Yes, how could I refuse to be honored by a school that taught me the value of Quid Pro Quo, Something for Something? I received, and thus I must give back. I received an excellent education and for that, I have tried to give through community outreach efforts and mentoring.
I received an outstanding education, thanks to teachers such as Mr. Moore, Grant Thomas and Bill Heinzerling, who with his wife, Cathy, later became a codirector of the Chinquapin School. And thanks to the leadership of Laura Henry and Marilu Garza, the school continues to give hard-working students, whose parents never went to college, a chance to succeed in higher education and become industrious members of our communities. Chinquapin has taken students from working-class families and sent many to the top universities in the nation, such as Rice, Harvard, Stanford, and the University of Texas. Many of these students have gone on to shine in their careers and have given back to their communities.

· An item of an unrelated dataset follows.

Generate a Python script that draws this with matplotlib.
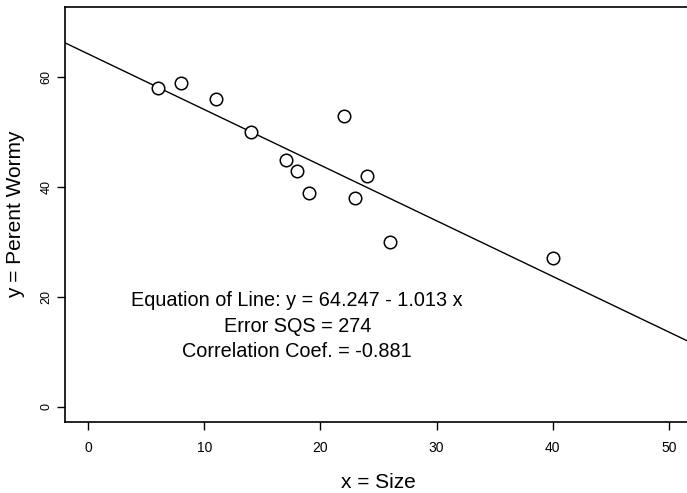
import matplotlib
matplotlib.use("Agg")
import matplotlib.pyplot as plt
import numpy as np

plt.rcParams['font.family'] = ['Liberation Sans', 'DejaVu Sans']

size = [6, 8, 11, 14, 17, 18, 19, 22, 23, 24, 26, 40]
wormy = [58, 59, 56, 50, 45, 43, 39, 53, 38, 42, 30, 27]
intercept = 64.247
slope = -1.013
xticks = [0, 10, 20, 30, 40, 50]
yticks = [0, 20, 40, 60]
annot = ["Equation of Line: y = 64.247 - 1.013 x",
         "Error SQS = 274",
         "Correlation Coef. = -0.881"]

fig = plt.figure(figsize=(6.87, 4.93), dpi=100)
ax = fig.add_axes([65/687, 1 - 422/493, (692 - 65)/687, (422 - 7)/493])
ax.set_xlim(-2, 52)
ax.set_ylim(-2.8, 72.8)

ax.plot(size, wormy, linestyle='none', marker='o', markersize=9,
        markerfacecolor='white', markeredgecolor='black', markeredgewidth=1.1, zorder=3)
ax.axline((0, intercept), slope=slope, color='black', linewidth=1.0)

ax.set_xticks(xticks)
ax.set_yticks(yticks)
ax.tick_params(direction='out', length=6, width=1.0, labelsize=10, pad=8, axis='x')
ax.tick_params(direction='out', length=6, width=1.0, labelsize=9, pad=3, axis='y')
for lab in ax.get_yticklabels():
    lab.set_rotation(90)
    lab.set_va('center')

for side in ['left', 'bottom', 'top']:
    ax.spines[side].set_linewidth(1.2)
ax.spines['right'].set_visible(False)

ax.set_xlabel("x = Size", fontsize=15)
ax.xaxis.set_label_coords(0.5, -0.122)
ax.set_ylabel("y = Perent Wormy", fontsize=15)
ax.yaxis.set_label_coords(-0.063, 0.5)

for t, yv in zip(annot, [19.3, 14.6, 10.1]):
    ax.text(18.0, yv, t, ha='center', va='center', fontsize=14.3)

fig.savefig("out.png", dpi=100)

So, when I was asked if I would be honored by Chinquapin, I said yes. I said yes because the school gave me the tools to find my success. Yes, because Chinquapin taught me to love others. Yes, because this five-day boarding school gave me a language with which to express myself. Yes, because the tiny institution made me a reader and a writer. Yes, because my teachers showed me that life is a long lesson from which I will always learn. Yes, because Chinquapin is a pebble in a pond, whose concentric waves continue to expand in helping others. Yes, because I love this school.
Thank you. Thank you for this award. It’s a tremendous honor to represent the school, and Chinquapin will always be in my heart. Thank you.